Eventually, it was time to show him to his room. I took him back, asked him if he wanted to nap, and sat with him as he tried to figure out what was going on. Eventually, he told me he was ready to go home.

“This is your home now,” I said.

“I want to go home,” he insisted.

My sister had told my mother she should write a card to my father, to give him at the time we left him there. I didn’t agree. My mother and sister overruled me. I handed him the card.

And I sat there and watched my Dad sob as he read the words that told him he was never going home. I finally kissed him goodbye,

I visited him every day for the next 10 weeks. After a few weeks, my mother – so relieved to be done with the work of caring for him, for sixty years – could barely stand to spend 15 minutes with him. I didn’t blame her. But I showed up.

Every night.

Every night.

And then he died, and I was the one who sat with his body until it was taken away, and I who made the phone calls. My sister and brother ….they showed up for the funeral and accepted the attention and kind words of friends and family.

I cried, because every time I visited my father, he asked about everyone except me.

Then I took my mom into my home, with excitement and joy. Neither my brother nor sister ever considered what should be done after my Dad died. They were happy to let me take on my mom.

I did. My husband did. My children did. For three years, our Little Mommy lived with us, ate with us, traveled with us, prayed with us, watched television and enjoyed lovely summer evenings and became one of us. We loved her.

In 2020, she began to fail. I railed against it – who loses two parents to dementia? Me, it turns out. With my sister in North Carolina and my brother 2 hours away, it fell to me to upend my life to get an official diagnosis, take my mom to doctor’s appointments, assume responsibility for her medical and financial and legal affairs. I did my best.

My siblings were unsurprised, and unmoved, by my mother’s decline. They had long suspected that she, too, would succumb to dementia. I had not. I believed my Little Mommy would be there, serene and sanguine and neurologically intact, until the end.

When I heard the diagnosis, I was devastated. I cried. I was furious. I was furious at my beloved Little Mommy. I could not begin to compute how this could happen.

I vowed she would stay with us, in our home, forever.

But that didn’t happen, because taking care of a parent with dementia is really, really hard – especially when you have a disabled adult child, a child who is attending college at home virtually because of COVID, and you are a busy litigation attorney, and your husband is a primary care physician – dealing with COVID.

I did my best.
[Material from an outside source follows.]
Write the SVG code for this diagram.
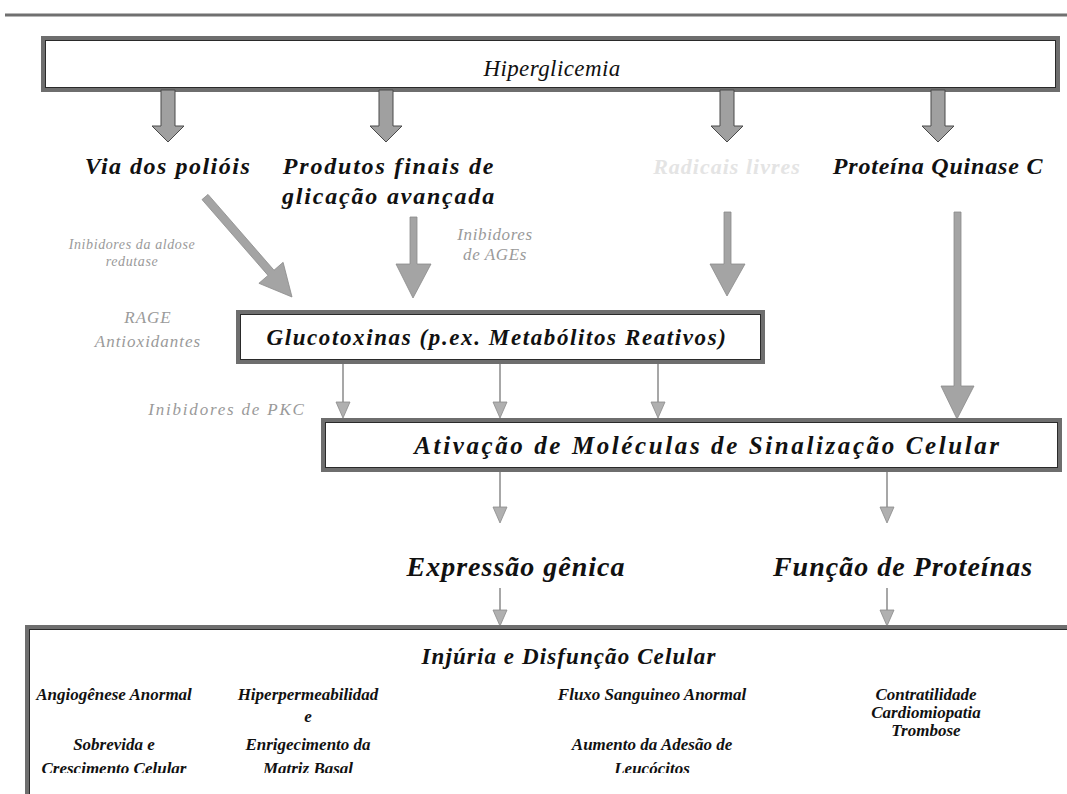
<svg xmlns="http://www.w3.org/2000/svg" width="1067" height="794" viewBox="0 0 1067 794" font-family="Liberation Serif, Times New Roman, serif">
<defs>
<style>
.t{font-style:italic;font-weight:bold;fill:#111;text-anchor:middle}
.g{font-style:italic;fill:#9a9a9a;text-anchor:middle}
.box{fill:#fff;stroke:#6e6e6e;stroke-width:4}
.inner{fill:none;stroke:#2a2a2a;stroke-width:1}
.big{fill:#a0a0a0;stroke:#4a4a4a;stroke-width:1}
.med{fill:#a4a4a4;stroke:#8a8a8a;stroke-width:0.8}
.ln{stroke:#8a8a8a;stroke-width:1.5;fill:none}
.sm{fill:#b0b0b0;stroke:#8a8a8a;stroke-width:0.8}
.sub{font-size:17px}
.top{font-size:24px;letter-spacing:1.5px}
</style>
<clipPath id="cut"><rect x="0" y="0" width="1067" height="773"/></clipPath>
</defs>
<rect x="0" y="0" width="1067" height="794" fill="#fff"/>
<line x1="5" y1="15" x2="1067" y2="15" stroke="#707070" stroke-width="3"/>

<g id="hiperglicemia">
<rect class="box" x="43" y="38" width="1015" height="52"/>
<rect class="inner" x="45.5" y="40.5" width="1010" height="47"/>
<text class="t" x="552" y="76" font-size="23" style="font-weight:normal;letter-spacing:0.4px">Hiperglicemia</text>
</g>

<g id="connectors">
<polygon class="big" points="161,90 175,90 175,126 184,126 168,142 152,126 161,126"/>
<polygon class="big" points="379,90 393,90 393,126 402,126 386,142 370,126 379,126"/>
<polygon class="big" points="720,90 734,90 734,126 743,126 727,142 711,126 720,126"/>
<polygon class="big" points="931,90 945,90 945,126 954,126 938,142 922,126 931,126"/>
<polygon class="med" points="208,194.4 274,270.2 283.1,262.3 292,297 258.9,283.3 268,275.4 202,199.6"/>
<polygon class="med" points="410,217 417,217 417,264 431,264 413,298 396,264 410,264"/>
<polygon class="med" points="724,212 731,212 731,264 745,264 727,296 710,264 724,264"/>
<polygon class="med" points="954,212 961,212 961,386 974,386 957,419 941,386 954,386"/>
<line class="ln" x1="343" y1="362" x2="343" y2="402"/>
<polygon class="sm" points="336,402 350,402 343,418"/>
<line class="ln" x1="500" y1="362" x2="500" y2="402"/>
<polygon class="sm" points="493,402 507,402 500,418"/>
<line class="ln" x1="658" y1="362" x2="658" y2="402"/>
<polygon class="sm" points="651,402 665,402 658,418"/>
<line class="ln" x1="500" y1="471" x2="500" y2="507"/>
<polygon class="sm" points="493,507 507,507 500,523"/>
<line class="ln" x1="887" y1="471" x2="887" y2="507"/>
<polygon class="sm" points="880,507 894,507 887,523"/>
<line class="ln" x1="500" y1="588" x2="500" y2="610"/>
<polygon class="sm" points="493,610 507,610 500,626"/>
<line class="ln" x1="887" y1="588" x2="887" y2="610"/>
<polygon class="sm" points="880,610 894,610 887,626"/>
</g>

<g id="via-poliois"><text class="t top" x="168" y="174">Via dos polióis</text></g>
<g id="produtos-finais">
<text class="t top" x="389" y="174" style="letter-spacing:1.8px">Produtos finais de</text>
<text class="t top" x="389" y="204" style="letter-spacing:1.8px">glicação avançada</text>
</g>
<g id="radicais-livres"><text class="g" x="727" y="174" font-size="22" style="fill:#e4e4e4;font-weight:bold;letter-spacing:1px">Radicais livres</text></g>
<g id="proteina-quinase"><text class="t top" x="938" y="174" style="letter-spacing:0.8px">Proteína Quinase C</text></g>

<g id="inibidores-aldose">
<text class="g" x="132" y="249" font-size="14" style="letter-spacing:0.6px">Inibidores da aldose</text>
<text class="g" x="132" y="266" font-size="14" style="letter-spacing:0.6px">redutase</text>
</g>
<g id="inibidores-ages">
<text class="g" x="495" y="240" font-size="17" style="letter-spacing:0.6px">Inibidores</text>
<text class="g" x="495" y="260" font-size="17" style="letter-spacing:0.6px">de AGEs</text>
</g>
<g id="rage">
<text class="g" x="148" y="323" font-size="17" style="letter-spacing:1px">RAGE</text>
<text class="g" x="148" y="347" font-size="17" style="letter-spacing:1px">Antioxidantes</text>
</g>
<g id="inibidores-pkc"><text class="g" x="227" y="415" font-size="17" style="letter-spacing:1.8px">Inibidores de PKC</text></g>

<g id="glucotoxinas">
<rect class="box" x="238" y="312" width="525" height="50"/>
<rect class="inner" x="240.5" y="314.5" width="520" height="45"/>
<text class="t" x="497" y="345" font-size="23" style="letter-spacing:1.6px">Glucotoxinas (p.ex. Metabólitos Reativos)</text>
</g>

<g id="ativacao">
<rect class="box" x="323" y="420" width="737" height="50"/>
<rect class="inner" x="325.5" y="422.5" width="732" height="45"/>
<text class="t" x="708" y="454" font-size="25" style="letter-spacing:2.6px">Ativação de Moléculas de Sinalização Celular</text>
</g>

<g id="expressao"><text class="t" x="516" y="576" font-size="28" style="letter-spacing:1px">Expressão gênica</text></g>
<g id="funcao"><text class="t" x="903" y="576" font-size="28" style="letter-spacing:1px">Função de Proteínas</text></g>

<g id="injuria">
<rect class="box" x="27" y="627" width="1060" height="190"/>
<rect class="inner" x="29.5" y="629.5" width="1060" height="190"/>
<text class="t" x="569" y="664" font-size="23" style="letter-spacing:1.1px">Injúria e Disfunção Celular</text>
<text class="t sub" x="114" y="700">Angiogênese Anormal</text>
<text class="t sub" x="114" y="750">Sobrevida e</text>
<text class="t sub" x="114" y="774" clip-path="url(#cut)">Crescimento Celular</text>
<text class="t sub" x="308" y="700">Hiperpermeabilidad</text>
<text class="t sub" x="308" y="722">e</text>
<text class="t sub" x="308" y="750">Enrigecimento da</text>
<text class="t sub" x="308" y="774" clip-path="url(#cut)">Matriz Basal</text>
<text class="t sub" x="652" y="700">Fluxo Sanguineo Anormal</text>
<text class="t sub" x="652" y="750">Aumento da Adesão de</text>
<text class="t sub" x="652" y="774" clip-path="url(#cut)">Leucócitos</text>
<text class="t sub" x="926" y="700">Contratilidade</text>
<text class="t sub" x="926" y="718">Cardiomiopatia</text>
<text class="t sub" x="926" y="736">Trombose</text>
</g>
</svg>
Eventually – and against my better wishes – I allowed my mom to move in with my sister – who is single, with a dog, no children, no job – into her new house that I arranged for my Mom to pay for – because I had no other alternative.

Three days later, my sister got mad at me for no apparent reason – a thing she does – and for the last 6 weeks, I have been denied access to my mom.

I agreed to turn over the POA to my sister. She hired an attorney anyway who immediately demanded I return things of my mother’s she had either promised to me or told me she didn’t want. I was also told I had to prepare a financial accounting based upon account documents I had already turned over to my sister.

She took my mother’s car. She took money for her house. She accused me of misappropriating my mother’s funds.

The sister-in-law she accused of immigrating to the US illegally became her best friend. The nephew she had labeled an “anchor baby” forgave her everything.

I am the bad guy, and I have not seen my mother in 6 weeks. I have no idea if she is healthy, if she is well, if she is happy. No one will tell me, and her attorney has told me I am not to contact her, even as she has sent me items in the mail which have been intrusive, upsetting, threatening, and violative of the very rules her own attorney set.

I’m so sad. I’m sadder than I have ever been in my life. It is hard to imagine that I will ever not be sad.

I could hire a shark – a ball buster of a lawyer – and I know plenty. I could unleash a maelstrom that would rain hell and fury – and I’d win – because I’d hire the best, and because I am the best.

But I won’t, because I’m a litigator, and I understand that the benefit of a pyrrhic victory inures only to the attorneys.